THE EXERCISE:
Below is a listing. Return the lines from the one that contains "Convert this chart to D3.js code." to the one that contains "76.6, 78, 80];", both ends included, verbatim and with no pictures.

WORKING DATA:
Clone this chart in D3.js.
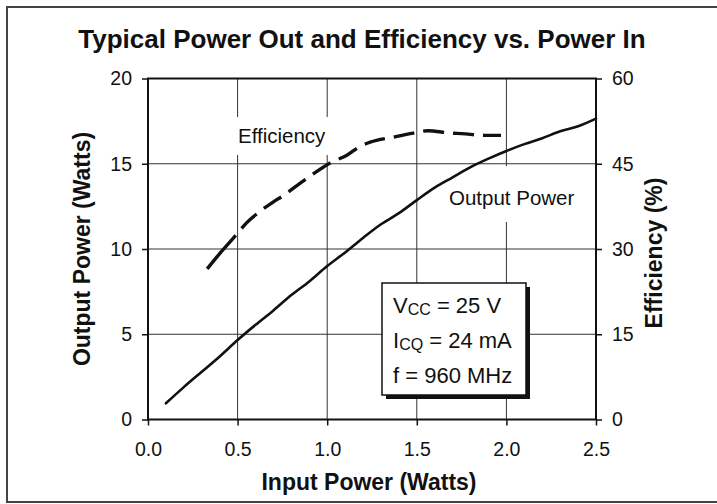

--

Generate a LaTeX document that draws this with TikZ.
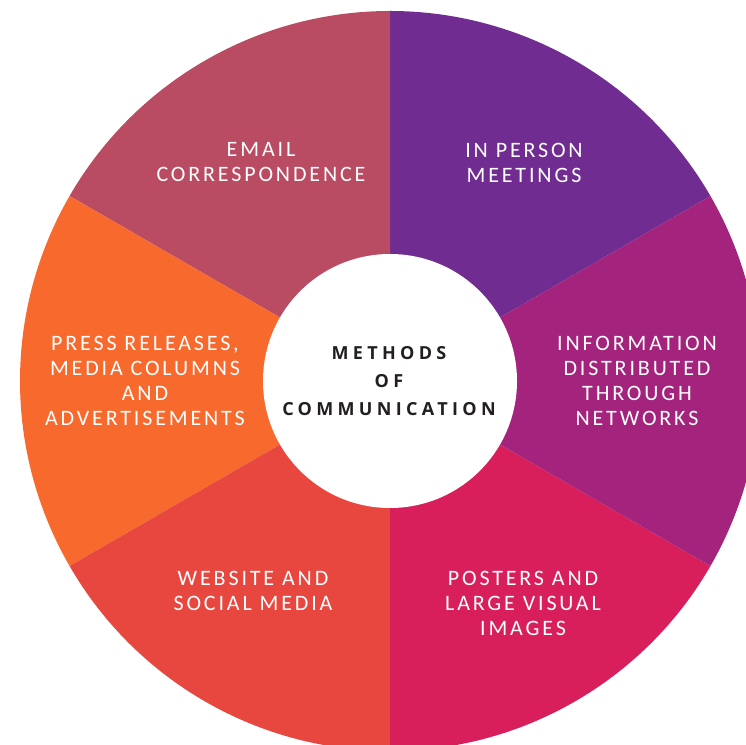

* * *

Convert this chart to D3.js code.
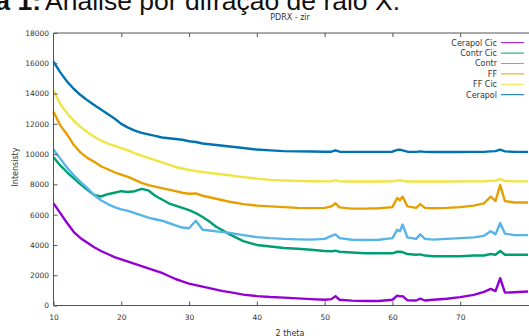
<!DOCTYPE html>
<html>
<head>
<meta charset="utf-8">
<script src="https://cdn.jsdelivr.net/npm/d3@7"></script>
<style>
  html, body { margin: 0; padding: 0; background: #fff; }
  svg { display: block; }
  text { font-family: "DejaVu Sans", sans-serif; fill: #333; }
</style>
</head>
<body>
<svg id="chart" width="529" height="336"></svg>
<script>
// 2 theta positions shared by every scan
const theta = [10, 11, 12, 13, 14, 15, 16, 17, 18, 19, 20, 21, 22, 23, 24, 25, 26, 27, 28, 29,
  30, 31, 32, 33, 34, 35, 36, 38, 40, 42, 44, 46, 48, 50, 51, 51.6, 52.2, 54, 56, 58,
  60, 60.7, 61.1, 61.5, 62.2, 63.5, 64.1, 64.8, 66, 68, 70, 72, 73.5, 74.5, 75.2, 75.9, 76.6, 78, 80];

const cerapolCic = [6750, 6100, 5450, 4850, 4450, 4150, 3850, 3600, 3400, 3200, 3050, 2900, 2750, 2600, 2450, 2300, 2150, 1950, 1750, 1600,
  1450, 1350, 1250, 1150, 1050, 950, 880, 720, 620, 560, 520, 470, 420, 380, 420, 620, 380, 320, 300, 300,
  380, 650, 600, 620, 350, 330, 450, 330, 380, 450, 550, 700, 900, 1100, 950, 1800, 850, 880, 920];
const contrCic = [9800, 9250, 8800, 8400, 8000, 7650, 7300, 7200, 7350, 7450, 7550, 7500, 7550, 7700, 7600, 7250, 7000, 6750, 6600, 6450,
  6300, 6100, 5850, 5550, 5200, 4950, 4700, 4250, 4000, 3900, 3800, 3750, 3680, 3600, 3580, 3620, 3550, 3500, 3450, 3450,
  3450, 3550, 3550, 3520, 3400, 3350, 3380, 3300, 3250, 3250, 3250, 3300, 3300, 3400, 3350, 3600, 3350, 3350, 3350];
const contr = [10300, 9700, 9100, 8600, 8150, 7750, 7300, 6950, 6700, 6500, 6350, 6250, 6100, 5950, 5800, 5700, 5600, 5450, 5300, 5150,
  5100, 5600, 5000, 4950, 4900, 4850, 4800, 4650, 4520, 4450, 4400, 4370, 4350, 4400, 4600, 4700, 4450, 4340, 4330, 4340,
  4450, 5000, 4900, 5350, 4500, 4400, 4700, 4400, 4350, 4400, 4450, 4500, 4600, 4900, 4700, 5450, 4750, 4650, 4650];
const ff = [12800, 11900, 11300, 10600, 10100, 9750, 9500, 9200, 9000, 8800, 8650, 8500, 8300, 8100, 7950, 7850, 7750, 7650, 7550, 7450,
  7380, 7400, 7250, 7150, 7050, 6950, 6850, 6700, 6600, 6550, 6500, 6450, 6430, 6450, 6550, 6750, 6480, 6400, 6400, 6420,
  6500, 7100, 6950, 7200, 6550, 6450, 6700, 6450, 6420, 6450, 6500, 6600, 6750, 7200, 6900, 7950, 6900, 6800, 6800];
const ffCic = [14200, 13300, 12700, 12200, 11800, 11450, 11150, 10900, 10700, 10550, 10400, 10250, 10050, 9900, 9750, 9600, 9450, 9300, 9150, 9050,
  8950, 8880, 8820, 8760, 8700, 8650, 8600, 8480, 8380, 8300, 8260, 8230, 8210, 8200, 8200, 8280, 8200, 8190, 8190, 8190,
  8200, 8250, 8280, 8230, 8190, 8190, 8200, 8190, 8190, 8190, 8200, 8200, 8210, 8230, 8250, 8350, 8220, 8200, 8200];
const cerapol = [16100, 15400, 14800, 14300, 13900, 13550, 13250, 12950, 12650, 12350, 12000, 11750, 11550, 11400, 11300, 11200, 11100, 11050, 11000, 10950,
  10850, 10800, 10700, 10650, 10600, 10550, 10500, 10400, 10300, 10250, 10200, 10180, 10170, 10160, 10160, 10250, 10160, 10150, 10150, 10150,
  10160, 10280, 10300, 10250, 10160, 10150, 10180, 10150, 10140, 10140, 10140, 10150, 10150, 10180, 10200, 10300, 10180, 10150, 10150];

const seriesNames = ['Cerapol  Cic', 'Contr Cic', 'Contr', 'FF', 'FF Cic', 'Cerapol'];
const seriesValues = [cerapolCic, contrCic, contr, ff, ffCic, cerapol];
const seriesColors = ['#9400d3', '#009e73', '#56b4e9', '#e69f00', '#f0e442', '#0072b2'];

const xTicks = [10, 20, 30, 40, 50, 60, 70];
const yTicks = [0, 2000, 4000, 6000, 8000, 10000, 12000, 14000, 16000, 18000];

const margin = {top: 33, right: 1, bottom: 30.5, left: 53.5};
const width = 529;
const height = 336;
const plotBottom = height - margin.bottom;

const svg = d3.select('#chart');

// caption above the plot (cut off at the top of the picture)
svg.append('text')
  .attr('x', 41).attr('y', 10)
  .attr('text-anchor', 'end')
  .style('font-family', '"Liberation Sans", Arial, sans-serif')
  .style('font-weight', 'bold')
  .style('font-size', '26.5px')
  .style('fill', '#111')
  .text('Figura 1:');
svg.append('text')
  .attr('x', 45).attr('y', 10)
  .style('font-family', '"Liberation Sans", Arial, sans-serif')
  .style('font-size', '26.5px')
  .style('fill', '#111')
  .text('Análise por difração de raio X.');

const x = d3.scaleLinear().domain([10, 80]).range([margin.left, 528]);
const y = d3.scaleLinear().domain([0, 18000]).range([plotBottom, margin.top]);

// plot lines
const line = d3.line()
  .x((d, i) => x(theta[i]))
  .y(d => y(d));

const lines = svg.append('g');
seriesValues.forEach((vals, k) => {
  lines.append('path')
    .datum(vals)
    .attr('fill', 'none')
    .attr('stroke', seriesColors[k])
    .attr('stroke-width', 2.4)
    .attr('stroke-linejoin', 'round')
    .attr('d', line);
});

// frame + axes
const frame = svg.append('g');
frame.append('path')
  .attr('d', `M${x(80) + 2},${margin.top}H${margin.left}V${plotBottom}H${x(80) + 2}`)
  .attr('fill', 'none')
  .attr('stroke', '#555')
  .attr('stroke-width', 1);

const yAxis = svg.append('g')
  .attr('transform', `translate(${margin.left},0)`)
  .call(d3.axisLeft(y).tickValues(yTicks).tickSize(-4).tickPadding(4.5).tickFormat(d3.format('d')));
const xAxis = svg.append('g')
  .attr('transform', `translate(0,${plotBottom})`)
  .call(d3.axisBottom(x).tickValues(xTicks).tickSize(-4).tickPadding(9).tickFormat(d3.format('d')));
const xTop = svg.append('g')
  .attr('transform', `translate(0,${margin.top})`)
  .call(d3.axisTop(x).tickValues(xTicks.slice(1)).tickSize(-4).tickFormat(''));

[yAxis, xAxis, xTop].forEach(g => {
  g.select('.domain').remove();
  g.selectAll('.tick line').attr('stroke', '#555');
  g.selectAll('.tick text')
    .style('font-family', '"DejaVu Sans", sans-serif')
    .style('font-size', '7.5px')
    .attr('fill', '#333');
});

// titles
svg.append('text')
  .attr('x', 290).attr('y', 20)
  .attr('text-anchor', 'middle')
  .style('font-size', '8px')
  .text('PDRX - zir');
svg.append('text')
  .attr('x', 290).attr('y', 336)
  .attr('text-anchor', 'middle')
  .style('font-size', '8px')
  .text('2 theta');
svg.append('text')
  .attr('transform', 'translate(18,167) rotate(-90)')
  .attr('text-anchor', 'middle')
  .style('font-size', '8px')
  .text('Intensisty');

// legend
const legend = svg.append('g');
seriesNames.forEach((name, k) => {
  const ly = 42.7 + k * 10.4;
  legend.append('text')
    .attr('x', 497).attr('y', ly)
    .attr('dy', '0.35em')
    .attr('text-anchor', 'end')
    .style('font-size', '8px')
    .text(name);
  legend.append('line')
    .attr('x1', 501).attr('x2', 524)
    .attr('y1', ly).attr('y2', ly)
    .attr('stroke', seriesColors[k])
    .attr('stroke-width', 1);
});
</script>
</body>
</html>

FINISHED EXERCISE:
Convert this chart to D3.js code.
<!DOCTYPE html>
<html>
<head>
<meta charset="utf-8">
<script src="https://cdn.jsdelivr.net/npm/d3@7"></script>
<style>
  html, body { margin: 0; padding: 0; background: #fff; }
  svg { display: block; }
  text { font-family: "DejaVu Sans", sans-serif; fill: #333; }
</style>
</head>
<body>
<svg id="chart" width="529" height="336"></svg>
<script>
// 2 theta positions shared by every scan
const theta = [10, 11, 12, 13, 14, 15, 16, 17, 18, 19, 20, 21, 22, 23, 24, 25, 26, 27, 28, 29,
  30, 31, 32, 33, 34, 35, 36, 38, 40, 42, 44, 46, 48, 50, 51, 51.6, 52.2, 54, 56, 58,
  60, 60.7, 61.1, 61.5, 62.2, 63.5, 64.1, 64.8, 66, 68, 70, 72, 73.5, 74.5, 75.2, 75.9, 76.6, 78, 80];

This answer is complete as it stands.